The resolution establishing the OEWG, which began work earlier this year, includes the possibility of the group ‘introducing changes to the rules, norms and principles of responsible behaviour of States’ agreed in the 2013 and 2015 GGE reports. In the OEWG discussions at the UN in September, several countries claimed that a new legal instrument was needed to fill the ‘legal vacuum’ (Cuba) or ‘the gap of ungoverned areas’ (Indonesia).
It would be concerning if the hard-won consensus on the application of international law to cyberspace that has been reached at past GGEs started to unravel. In contrast to 2013 and 2015, the 2017 meeting failed to reach an agreement.
On 9 December, a renewed GGE will meet in New York, but the existence of the OEWG exploring the same issues in a separate process reflects the fact that cyber norms have become an area of geopolitical rivalry.
Aside from the application of international law, states are also adopting divergent approaches to the domestic regulation of cyberspace within their own territory. The emerging trend towards a ‘splinternet’ – i.e. between states that believe the internet should be global and open on the hand, and those that favour a ‘sovereignty and control’ model on the other – is also likely to make discussions at the GGE more challenging.
Distinct from the international law concept of sovereignty is the notion of ‘cybersovereignty’, a term coined by China to describe the wide-ranging powers it assumes under domestic law to regulate its citizens’ access to the internet and personal data within its territory.
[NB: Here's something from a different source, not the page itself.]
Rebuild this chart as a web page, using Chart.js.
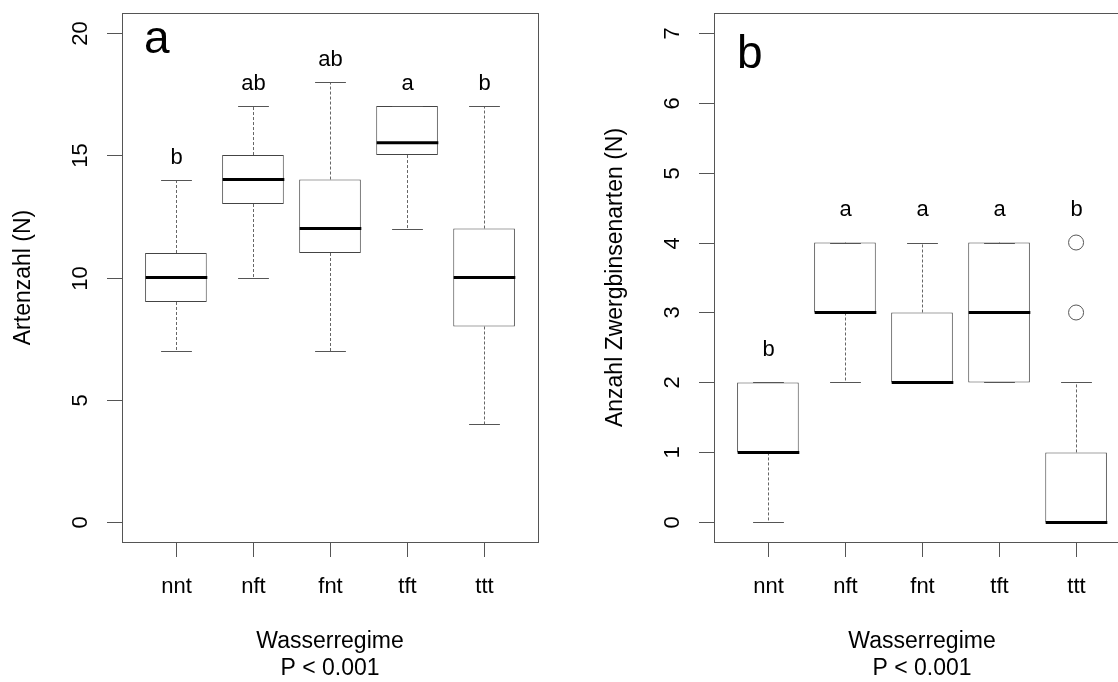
<!DOCTYPE html>
<html>
<head>
<meta charset="utf-8">
<script src="https://cdn.jsdelivr.net/npm/chart.js@4"></script>
<style>
  body { margin: 0; background: #fff; }
  #wrap { position: relative; width: 1118px; height: 682px; overflow: hidden; }
  canvas { position: absolute; top: 0; }
  #left { left: 0; }
  #right { left: 559px; }
</style>
</head>
<body>
<div id="wrap">
  <canvas id="left" width="559" height="682"></canvas>
  <canvas id="right" width="600" height="682"></canvas>
</div>
<script>
// Gruppen (Wasserregime)
const groups = ['nnt', 'nft', 'fnt', 'tft', 'ttt'];

// a: Artenzahl
const artenMin = [7, 10, 7, 12, 4];
const artenQ1 = [9, 13, 11, 15, 8];
const artenMed = [10, 14, 12, 15.5, 10];
const artenQ3 = [11, 15, 14, 17, 12];
const artenMax = [14, 17, 18, 17, 17];
const artenLetters = ['b', 'ab', 'ab', 'a', 'b'];
const artenLetterY = [15, 18, 19, 18, 18];
const artenTicks = [0, 5, 10, 15, 20];

// b: Anzahl Zwergbinsenarten
const zwergMin = [0, 2, 2, 2, 0];
const zwergQ1 = [1, 3, 2, 2, 0];
const zwergMed = [1, 3, 2, 3, 0];
const zwergQ3 = [2, 4, 3, 4, 1];
const zwergMax = [2, 4, 4, 4, 2];
const zwergOutX = ['ttt', 'ttt'];
const zwergOutY = [3, 4];
const zwergLetters = ['b', 'a', 'a', 'a', 'b'];
const zwergLetterY = [2.5, 4.5, 4.5, 4.5, 4.5];
const zwergTicks = [0, 1, 2, 3, 4, 5, 6, 7];

const FONT = '"Liberation Sans", Arial, sans-serif';

const boxPlugin = {
    id: 'boxplot',
    afterDatasetsDraw(chart, args, o) {
        const { ctx, scales: { x, y } } = chart;
        const capHalf = (x.getPixelForValue(1.2) - x.getPixelForValue(1));
        const boxHalf = (x.getPixelForValue(1.4) - x.getPixelForValue(1));
        ctx.save();
        o.min.forEach((mn, i) => {
            const cx = Math.round(x.getPixelForValue(i + 1)) + 0.5;
            const yMin = Math.round(y.getPixelForValue(mn)) + 0.5;
            const yMax = Math.round(y.getPixelForValue(o.max[i])) + 0.5;
            const yQ1 = y.getPixelForValue(o.q1[i]);
            const yQ3 = y.getPixelForValue(o.q3[i]);
            // whiskers
            ctx.strokeStyle = '#666';
            ctx.lineWidth = 1;
            ctx.setLineDash([3, 2]);
            ctx.beginPath();
            ctx.moveTo(cx, yQ3); ctx.lineTo(cx, yMax);
            ctx.moveTo(cx, yQ1); ctx.lineTo(cx, yMin);
            ctx.stroke();
            // caps
            ctx.setLineDash([]);
            ctx.strokeStyle = '#555';
            ctx.beginPath();
            ctx.moveTo(cx - capHalf, yMax); ctx.lineTo(cx + capHalf, yMax);
            ctx.moveTo(cx - capHalf, yMin); ctx.lineTo(cx + capHalf, yMin);
            ctx.stroke();
            // median
            const yMed = y.getPixelForValue(o.med[i]);
            ctx.strokeStyle = '#000';
            ctx.lineWidth = 3;
            ctx.beginPath();
            ctx.moveTo(cx - boxHalf, yMed); ctx.lineTo(cx + boxHalf, yMed);
            ctx.stroke();
            // Buchstaben
            ctx.fillStyle = '#000';
            ctx.font = '22px ' + FONT;
            ctx.textAlign = 'center';
            ctx.textBaseline = 'middle';
            ctx.fillText(o.letters[i], cx, y.getPixelForValue(o.letterY[i]) + 2.5);
        });
        ctx.restore();
    },
    afterDraw(chart, args, o) {
        const { ctx, chartArea: a, scales: { x, y } } = chart;
        ctx.save();
        ctx.strokeStyle = '#555';
        ctx.lineWidth = 1;
        ctx.strokeRect(a.left + 0.5, a.top + 0.5, a.right - a.left, a.bottom - a.top);
        ctx.fillStyle = '#000';
        ctx.font = '22px ' + FONT;
        // y axis
        o.ticks.forEach(t => {
            const py = Math.round(y.getPixelForValue(t)) + 0.5;
            ctx.beginPath();
            ctx.moveTo(a.left - 15, py); ctx.lineTo(a.left, py);
            ctx.stroke();
            ctx.save();
            ctx.translate(a.left - 41, py);
            ctx.rotate(-Math.PI / 2);
            ctx.textAlign = 'center';
            ctx.textBaseline = 'middle';
            ctx.fillText(String(t), 0, 0);
            ctx.restore();
        });
        // x axis
        groups.forEach((g, i) => {
            const px = Math.round(x.getPixelForValue(i + 1)) + 0.5;
            ctx.beginPath();
            ctx.moveTo(px, a.bottom); ctx.lineTo(px, a.bottom + 15);
            ctx.stroke();
            ctx.textAlign = 'center';
            ctx.textBaseline = 'middle';
            ctx.fillText(g, px, a.bottom + 45);
        });
        const mid = (x.getPixelForValue(0.3) + x.getPixelForValue(5.7)) / 2;
        ctx.font = '23px ' + FONT;
        ctx.fillText('Wasserregime', mid, a.bottom + 100);
        ctx.fillText('P < 0.001', mid, a.bottom + 127);
        ctx.save();
        ctx.translate(a.left - 98, (a.top + a.bottom) / 2);
        ctx.rotate(-Math.PI / 2);
        ctx.fillText(o.title, 0, 0);
        ctx.restore();
        // Panelbuchstabe
        ctx.font = '46px ' + FONT;
        ctx.textAlign = 'left';
        ctx.textBaseline = 'alphabetic';
        ctx.fillText(o.panel, a.left + o.panelDx, a.top + o.panelDy);
        ctx.restore();
    }
};

function makeChart(id, d) {
    const datasets = [{
        type: 'bar',
        data: groups.map((g, i) => ({ x: i + 1, y: [d.q1[i], d.q3[i]] })),
        backgroundColor: '#fff',
        borderColor: '#444',
        borderWidth: 1,
        borderSkipped: false,
        barPercentage: 0.8,
        categoryPercentage: 1
    }];
    if (d.outX) {
        datasets.push({
            type: 'scatter',
            data: d.outX.map((g, i) => ({ x: groups.indexOf(g) + 1, y: d.outY[i] })),
            pointRadius: 7.5,
            pointBackgroundColor: 'rgba(0,0,0,0)',
            pointBorderColor: '#555',
            pointBorderWidth: 1
        });
    }
    return new Chart(document.getElementById(id), {
        type: 'bar',
        data: { datasets },
        options: {
            responsive: false,
            animation: false,
            layout: { padding: d.padding },
            scales: {
                x: {
                    type: 'linear', min: 0.3, max: 5.7, offset: false, display: false,
                    // Ticks nur auf den Gruppen, damit die Boxbreite 0.8 Einheiten ist
                    afterBuildTicks: s => { s.ticks = groups.map((g, i) => ({ value: i + 1 })); }
                },
                y: { type: 'linear', min: d.yMin, max: d.yMax, display: false }
            },
            plugins: {
                legend: { display: false },
                tooltip: { enabled: false },
                boxplot: {
                    min: d.min, q1: d.q1, med: d.med, q3: d.q3, max: d.max,
                    letters: d.letters, letterY: d.letterY, ticks: d.ticks,
                    title: d.title, panel: d.panel, panelDx: d.panelDx, panelDy: d.panelDy
                }
            }
        },
        plugins: [boxPlugin]
    });
}

makeChart('left', {
    min: artenMin, q1: artenQ1, med: artenMed, q3: artenQ3, max: artenMax,
    letters: artenLetters, letterY: artenLetterY, ticks: artenTicks,
    yMin: -0.8, yMax: 20.8, title: 'Artenzahl (N)',
    panel: 'a', panelDx: 22, panelDy: 40,
    padding: { left: 122, right: 21, top: 13, bottom: 140 }
});

makeChart('right', {
    min: zwergMin, q1: zwergQ1, med: zwergMed, q3: zwergQ3, max: zwergMax,
    outX: zwergOutX, outY: zwergOutY,
    letters: zwergLetters, letterY: zwergLetterY, ticks: zwergTicks,
    yMin: -0.28, yMax: 7.28, title: 'Anzahl Zwergbinsenarten (N)',
    panel: 'b', panelDx: 23, panelDy: 55,
    padding: { left: 155, right: 29, top: 13, bottom: 140 }
});
</script>
</body>
</html>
This approach is catching on (as reflected in Russia’s recently enacted ‘Sovereign Internet Law’), with other authoritarian states likely to follow suit.
The importance of non-state actors
In parallel with regional and UN discussions on how international law applies, a number of initiatives by non-state actors have also sought to establish voluntary principles about responsible state behaviour in cyberspace.
The Global Commission on the Stability of Cyberspace, a multi-stakeholder body that has proposed principles, norms and recommendations to guide responsible behaviour by all parties in cyberspace, recently published its final report. The Cybersecurity Tech Accord aims to promote collaboration between tech companies on stability and resilience in cyberspace. President Macron’s ‘Paris Call for Trust and Security in Cyberspace’ has to date received the backing of 67 states, 139 international and civil society organizations, and 358 private-sector organizations.
It remains to be seen in the long term whether the parallel processes at the UN will work constructively together or be competitive. But notwithstanding the challenging geopolitical backdrop, the UN GGE meeting next week at the least offers states the opportunity to consolidate and build on the results of past meetings; to increase knowledge and discussion about how international law might apply; and to encourage more states to put their own views of these issues on the record.